The policing didn’t end there. On Nov. 3, Edmonton intercepted another suspect vessel, which, once boarded by the law enforcement detachment, tested positive for traces of cocaine. Once the detachment search was completed with no results, it was suspected the vessel had jettisoned their cargo when they ran out of fuel. Three passengers on the vessel were transferred to a local USCG unit under Safety of Life at Sea and the vessel was sunk as a hazard to navigation.

Two days later, Edmonton assisted a United States Navy frigate with a boarding of a suspect vessel, resulting in another Safety of Life at Sea situation.

The final interdiction was on Nov. 14 when Yellowknife boarded and searched an abandoned vessel; it was sunk as a hazard to navigation.

In addition to these specific events during their deployment, Edmonton conducted 12 Right of Approach operations while Yellowknife conducted 10.

Within the first two weeks of being on station, the two MCDVs with support from the CP-140 Aurora prevented 2,057 kg of cocaine, with an assessed street value of $68 million, from reaching land and being distributed to North America.

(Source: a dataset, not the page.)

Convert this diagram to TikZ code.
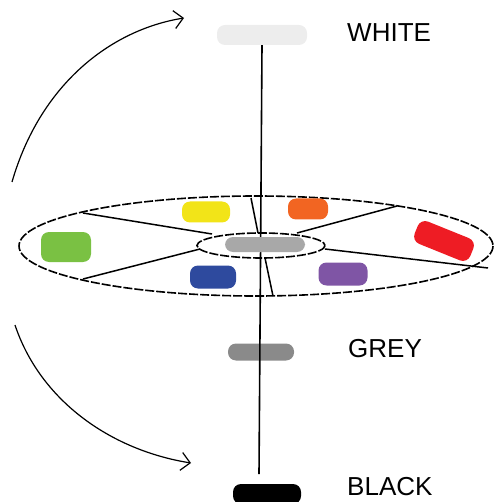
\documentclass[tikz,border=0pt]{standalone}
\usepackage{fontspec}
\setmainfont{Liberation Sans}
\usetikzlibrary{arrows.meta,shapes.geometric}
\definecolor{cwhite}{HTML}{EDEDED}
\definecolor{cgreyc}{HTML}{A8A8A8}
\definecolor{cgrey}{HTML}{8A8A8A}
\definecolor{cyellow}{HTML}{F2E418}
\definecolor{corange}{HTML}{F26522}
\definecolor{cred}{HTML}{EE1C24}
\definecolor{cgreen}{HTML}{7AC143}
\definecolor{cblue}{HTML}{2E4A9E}
\definecolor{cpurple}{HTML}{7F55A5}
\tikzset{
  blob/.style={rectangle, rounded corners=8pt, inner sep=0pt, draw=none},
  wheel/.style={line width=1.6pt, dash pattern=on 9pt off 2pt},
  spoke/.style={line width=1.5pt},
  axisline/.style={line width=1.6pt},
  turn/.style={line width=1.2pt, -{Straight Barb[length=9pt,width=18pt,line width=1.2pt]}},
  lbl/.style={anchor=base west, inner sep=0pt, font=\fontsize{26}{30}\selectfont}
}
\begin{document}
\begin{tikzpicture}[x=1pt,y=-1pt]
\useasboundingbox (0,0) rectangle (495,502);
% wheel
\draw[wheel] (256,246) ellipse [x radius=237, y radius=50];
\draw[wheel] (261,245.5) ellipse [x radius=64, y radius=12.5];
\draw[spoke] (251,198) -- (258,233);
\draw[spoke] (265,258) -- (273,296);
\draw[spoke] (83,213) -- (212,234);
\draw[spoke] (297,233) -- (397,206);
\draw[spoke] (200,249) -- (83,279);
\draw[spoke] (325,249) -- (488,268);
% blobs
\node[blob, fill=cwhite, minimum width=90, minimum height=20] (white) at (262,35) {};
\node[blob, fill=cgrey, minimum width=66, minimum height=17] (grey) at (261,352) {};
\node[blob, fill=black, minimum width=68, minimum height=20] (black) at (267,494) {};
\coordinate (axisend) at (259,474);
\draw[axisline] (white.south) -- (axisend);
\node[blob, fill=cgreyc, minimum width=80, minimum height=15] (centre) at (265,244.5) {};
\node[blob, fill=cyellow, minimum width=48, minimum height=21] (yellow) at (206,212) {};
\node[blob, fill=corange, minimum width=40, minimum height=21] (orange) at (308,209) {};
\node[blob, fill=cred, minimum width=60, minimum height=24, rotate=-22] (red) at (444,241) {};
\node[blob, fill=cgreen, minimum width=50, minimum height=30] (green) at (66,247) {};
\node[blob, fill=cblue, minimum width=46, minimum height=23] (blue) at (213,277) {};
\node[blob, fill=cpurple, minimum width=49, minimum height=23] (purple) at (343,274) {};
% labels
\node[lbl] (lwhite) at (347,42) {WHITE};
\node[lbl] (lgrey) at (348,357) {GREY};
\node[lbl] (lblack) at (347,495) {BLACK};
% arrows
\coordinate (a1s) at (12,182);
\coordinate (a1e) at (184,18);
\draw[turn] (a1s) .. controls (40,85) and (110,30) .. (a1e);
\coordinate (a2s) at (15,325);
\coordinate (a2e) at (191,463);
\draw[turn] (a2s) .. controls (40,400) and (110,450) .. (a2e);
\end{tikzpicture}
\end{document}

“This deployment, a first for the west coast Kingston Class vessels, has been a huge success,” said LCdr Henderson. “We have demonstrated that minor warships are more than capable of maintaining counter drug operations for extended periods, far from home. The fact that the successful intercepts were supported by a Canadian Maritime Patrol aircraft demonstrates Canada’s commitment to countering the trafficking of drugs into North America. I am very proud of how well the crew has performed during operations they have never faced before.”